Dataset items
* * * * * * *
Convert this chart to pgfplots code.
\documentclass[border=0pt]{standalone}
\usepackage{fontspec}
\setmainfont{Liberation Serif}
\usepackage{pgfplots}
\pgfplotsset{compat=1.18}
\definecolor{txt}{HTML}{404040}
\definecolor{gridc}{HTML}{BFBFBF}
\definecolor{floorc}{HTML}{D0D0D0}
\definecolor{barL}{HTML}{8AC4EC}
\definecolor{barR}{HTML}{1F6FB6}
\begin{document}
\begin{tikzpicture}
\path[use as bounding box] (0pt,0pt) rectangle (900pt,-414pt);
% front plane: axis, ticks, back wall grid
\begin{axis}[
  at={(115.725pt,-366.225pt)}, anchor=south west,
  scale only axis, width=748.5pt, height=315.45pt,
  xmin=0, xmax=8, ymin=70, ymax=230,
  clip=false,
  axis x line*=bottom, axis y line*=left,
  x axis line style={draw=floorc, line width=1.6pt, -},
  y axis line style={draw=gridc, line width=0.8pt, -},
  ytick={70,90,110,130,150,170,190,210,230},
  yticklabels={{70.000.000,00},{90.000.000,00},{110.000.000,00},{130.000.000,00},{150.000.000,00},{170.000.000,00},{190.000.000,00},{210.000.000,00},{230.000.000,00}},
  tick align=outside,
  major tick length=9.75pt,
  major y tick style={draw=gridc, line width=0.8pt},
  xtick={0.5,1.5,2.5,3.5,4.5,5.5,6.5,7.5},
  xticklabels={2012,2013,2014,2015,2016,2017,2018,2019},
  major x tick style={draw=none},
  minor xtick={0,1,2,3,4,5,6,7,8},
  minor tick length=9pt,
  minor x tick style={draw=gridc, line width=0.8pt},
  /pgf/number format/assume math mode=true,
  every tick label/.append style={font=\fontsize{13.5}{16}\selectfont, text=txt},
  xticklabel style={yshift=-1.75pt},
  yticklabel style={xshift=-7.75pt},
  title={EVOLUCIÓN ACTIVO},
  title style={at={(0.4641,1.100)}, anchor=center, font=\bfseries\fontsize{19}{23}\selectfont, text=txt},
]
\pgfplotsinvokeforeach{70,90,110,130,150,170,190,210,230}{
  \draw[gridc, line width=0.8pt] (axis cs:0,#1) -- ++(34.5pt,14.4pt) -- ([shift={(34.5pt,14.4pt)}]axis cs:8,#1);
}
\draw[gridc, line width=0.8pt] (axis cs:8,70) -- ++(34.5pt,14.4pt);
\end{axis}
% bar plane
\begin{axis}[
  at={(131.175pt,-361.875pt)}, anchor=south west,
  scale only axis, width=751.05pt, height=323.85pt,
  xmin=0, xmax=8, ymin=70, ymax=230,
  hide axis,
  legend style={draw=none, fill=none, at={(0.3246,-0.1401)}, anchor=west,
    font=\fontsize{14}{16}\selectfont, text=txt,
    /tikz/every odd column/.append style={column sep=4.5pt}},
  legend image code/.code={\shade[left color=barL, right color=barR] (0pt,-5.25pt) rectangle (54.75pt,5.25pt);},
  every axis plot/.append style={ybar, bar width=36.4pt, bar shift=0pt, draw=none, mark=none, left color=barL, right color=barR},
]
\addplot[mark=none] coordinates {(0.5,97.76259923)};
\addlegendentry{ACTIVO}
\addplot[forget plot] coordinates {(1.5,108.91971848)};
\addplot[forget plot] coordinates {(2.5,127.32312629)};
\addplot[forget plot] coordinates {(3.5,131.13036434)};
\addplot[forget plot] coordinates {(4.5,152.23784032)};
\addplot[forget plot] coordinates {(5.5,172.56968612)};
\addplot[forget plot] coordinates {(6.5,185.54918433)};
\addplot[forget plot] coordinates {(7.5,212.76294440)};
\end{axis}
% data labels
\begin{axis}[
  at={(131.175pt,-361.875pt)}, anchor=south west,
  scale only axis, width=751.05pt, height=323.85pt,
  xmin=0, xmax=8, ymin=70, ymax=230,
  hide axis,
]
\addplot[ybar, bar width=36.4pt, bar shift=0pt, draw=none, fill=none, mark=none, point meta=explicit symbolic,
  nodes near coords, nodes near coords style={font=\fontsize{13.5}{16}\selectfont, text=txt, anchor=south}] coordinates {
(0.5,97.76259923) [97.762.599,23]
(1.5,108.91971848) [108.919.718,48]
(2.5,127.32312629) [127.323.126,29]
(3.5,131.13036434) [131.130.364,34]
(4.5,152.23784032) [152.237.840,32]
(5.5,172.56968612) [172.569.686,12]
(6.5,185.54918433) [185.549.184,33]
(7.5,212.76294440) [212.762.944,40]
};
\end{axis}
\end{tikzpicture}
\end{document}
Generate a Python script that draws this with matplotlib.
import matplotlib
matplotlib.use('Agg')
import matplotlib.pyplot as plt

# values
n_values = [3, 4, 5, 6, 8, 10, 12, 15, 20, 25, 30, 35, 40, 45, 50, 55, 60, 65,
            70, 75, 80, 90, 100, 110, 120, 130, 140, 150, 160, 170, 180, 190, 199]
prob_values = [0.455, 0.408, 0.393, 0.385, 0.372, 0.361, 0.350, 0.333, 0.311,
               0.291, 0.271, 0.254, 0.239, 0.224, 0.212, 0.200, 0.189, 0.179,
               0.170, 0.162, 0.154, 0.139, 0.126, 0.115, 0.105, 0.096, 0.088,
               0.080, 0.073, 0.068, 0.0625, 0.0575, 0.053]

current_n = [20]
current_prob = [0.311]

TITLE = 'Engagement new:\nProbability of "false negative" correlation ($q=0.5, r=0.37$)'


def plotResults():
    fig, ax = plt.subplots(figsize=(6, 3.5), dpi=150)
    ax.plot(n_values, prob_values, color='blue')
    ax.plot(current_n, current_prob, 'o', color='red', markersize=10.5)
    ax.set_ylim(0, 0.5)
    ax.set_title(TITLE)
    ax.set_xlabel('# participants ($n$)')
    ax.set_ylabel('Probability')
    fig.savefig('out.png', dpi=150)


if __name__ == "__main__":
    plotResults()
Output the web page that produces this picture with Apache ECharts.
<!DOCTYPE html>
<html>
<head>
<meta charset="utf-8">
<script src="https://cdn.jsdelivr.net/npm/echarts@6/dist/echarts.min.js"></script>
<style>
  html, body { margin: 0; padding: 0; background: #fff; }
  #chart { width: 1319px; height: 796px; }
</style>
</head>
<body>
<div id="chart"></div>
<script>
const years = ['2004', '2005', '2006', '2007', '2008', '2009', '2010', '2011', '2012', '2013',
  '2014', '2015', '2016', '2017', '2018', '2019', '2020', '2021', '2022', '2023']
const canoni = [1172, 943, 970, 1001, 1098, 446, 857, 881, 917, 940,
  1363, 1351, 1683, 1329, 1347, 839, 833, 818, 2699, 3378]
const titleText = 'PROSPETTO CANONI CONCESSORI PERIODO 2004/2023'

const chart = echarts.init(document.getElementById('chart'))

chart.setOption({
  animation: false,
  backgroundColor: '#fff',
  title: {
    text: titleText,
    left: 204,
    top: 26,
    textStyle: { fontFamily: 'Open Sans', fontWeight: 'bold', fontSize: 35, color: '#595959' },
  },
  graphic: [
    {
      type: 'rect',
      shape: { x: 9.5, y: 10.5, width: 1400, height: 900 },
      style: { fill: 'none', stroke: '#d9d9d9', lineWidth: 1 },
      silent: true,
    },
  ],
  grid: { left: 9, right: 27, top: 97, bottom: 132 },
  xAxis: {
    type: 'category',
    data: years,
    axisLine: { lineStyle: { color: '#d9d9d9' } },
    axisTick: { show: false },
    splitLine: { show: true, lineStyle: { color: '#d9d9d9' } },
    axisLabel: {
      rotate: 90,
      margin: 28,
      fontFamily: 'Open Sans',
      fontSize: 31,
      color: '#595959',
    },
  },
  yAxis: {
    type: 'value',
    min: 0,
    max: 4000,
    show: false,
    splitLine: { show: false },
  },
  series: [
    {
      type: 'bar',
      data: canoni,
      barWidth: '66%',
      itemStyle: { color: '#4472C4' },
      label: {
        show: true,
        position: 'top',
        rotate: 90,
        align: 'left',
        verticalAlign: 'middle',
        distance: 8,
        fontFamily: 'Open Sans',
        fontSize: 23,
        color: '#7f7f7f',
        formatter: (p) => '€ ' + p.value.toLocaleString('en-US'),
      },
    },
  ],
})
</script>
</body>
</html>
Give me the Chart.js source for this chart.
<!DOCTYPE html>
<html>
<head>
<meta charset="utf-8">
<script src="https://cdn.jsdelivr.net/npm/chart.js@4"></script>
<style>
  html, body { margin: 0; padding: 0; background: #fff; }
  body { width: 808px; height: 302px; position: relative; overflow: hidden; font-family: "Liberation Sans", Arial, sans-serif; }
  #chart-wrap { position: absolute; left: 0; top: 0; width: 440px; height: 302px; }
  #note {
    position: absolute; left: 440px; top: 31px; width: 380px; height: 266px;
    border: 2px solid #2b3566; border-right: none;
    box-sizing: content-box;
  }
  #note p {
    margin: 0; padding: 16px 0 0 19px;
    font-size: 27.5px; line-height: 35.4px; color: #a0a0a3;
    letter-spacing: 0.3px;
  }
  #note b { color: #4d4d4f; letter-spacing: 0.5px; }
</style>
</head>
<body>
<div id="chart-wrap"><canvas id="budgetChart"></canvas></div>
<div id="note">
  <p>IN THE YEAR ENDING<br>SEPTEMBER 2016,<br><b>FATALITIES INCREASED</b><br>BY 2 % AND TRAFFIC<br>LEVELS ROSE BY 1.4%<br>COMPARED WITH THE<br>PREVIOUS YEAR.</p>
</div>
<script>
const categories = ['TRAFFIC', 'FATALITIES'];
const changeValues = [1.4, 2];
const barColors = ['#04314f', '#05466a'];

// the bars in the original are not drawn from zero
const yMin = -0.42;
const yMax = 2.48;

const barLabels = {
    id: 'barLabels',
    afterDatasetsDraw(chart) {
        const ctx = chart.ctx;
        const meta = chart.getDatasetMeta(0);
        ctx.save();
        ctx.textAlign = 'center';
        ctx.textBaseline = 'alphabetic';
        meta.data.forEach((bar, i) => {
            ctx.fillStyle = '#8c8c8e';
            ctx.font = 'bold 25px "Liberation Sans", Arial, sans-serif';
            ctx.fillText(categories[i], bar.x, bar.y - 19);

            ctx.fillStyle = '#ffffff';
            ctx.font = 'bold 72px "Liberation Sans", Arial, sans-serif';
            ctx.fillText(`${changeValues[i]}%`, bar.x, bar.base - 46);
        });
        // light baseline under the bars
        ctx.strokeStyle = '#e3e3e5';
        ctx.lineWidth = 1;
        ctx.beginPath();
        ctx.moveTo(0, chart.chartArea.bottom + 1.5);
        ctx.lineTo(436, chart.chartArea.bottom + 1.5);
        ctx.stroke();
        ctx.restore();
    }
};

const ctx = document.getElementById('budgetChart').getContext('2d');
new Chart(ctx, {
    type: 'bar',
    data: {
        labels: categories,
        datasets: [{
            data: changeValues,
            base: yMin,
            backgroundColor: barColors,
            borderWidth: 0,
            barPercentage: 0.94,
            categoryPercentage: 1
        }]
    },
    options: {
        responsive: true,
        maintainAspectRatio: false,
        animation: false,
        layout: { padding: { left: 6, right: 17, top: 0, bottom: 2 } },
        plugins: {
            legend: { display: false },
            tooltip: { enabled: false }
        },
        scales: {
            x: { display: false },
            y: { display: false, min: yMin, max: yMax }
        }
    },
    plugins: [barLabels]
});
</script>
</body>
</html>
* * * * * * *
- Directions
Please print exactly, and only, the lines from the line with "Generate a Python" to the line with "import matplotlib.pyplot as plt", both included.

- Exercise solution
Generate a Python script that draws this with matplotlib.
import matplotlib
matplotlib.use('Agg')
import matplotlib.pyplot as plt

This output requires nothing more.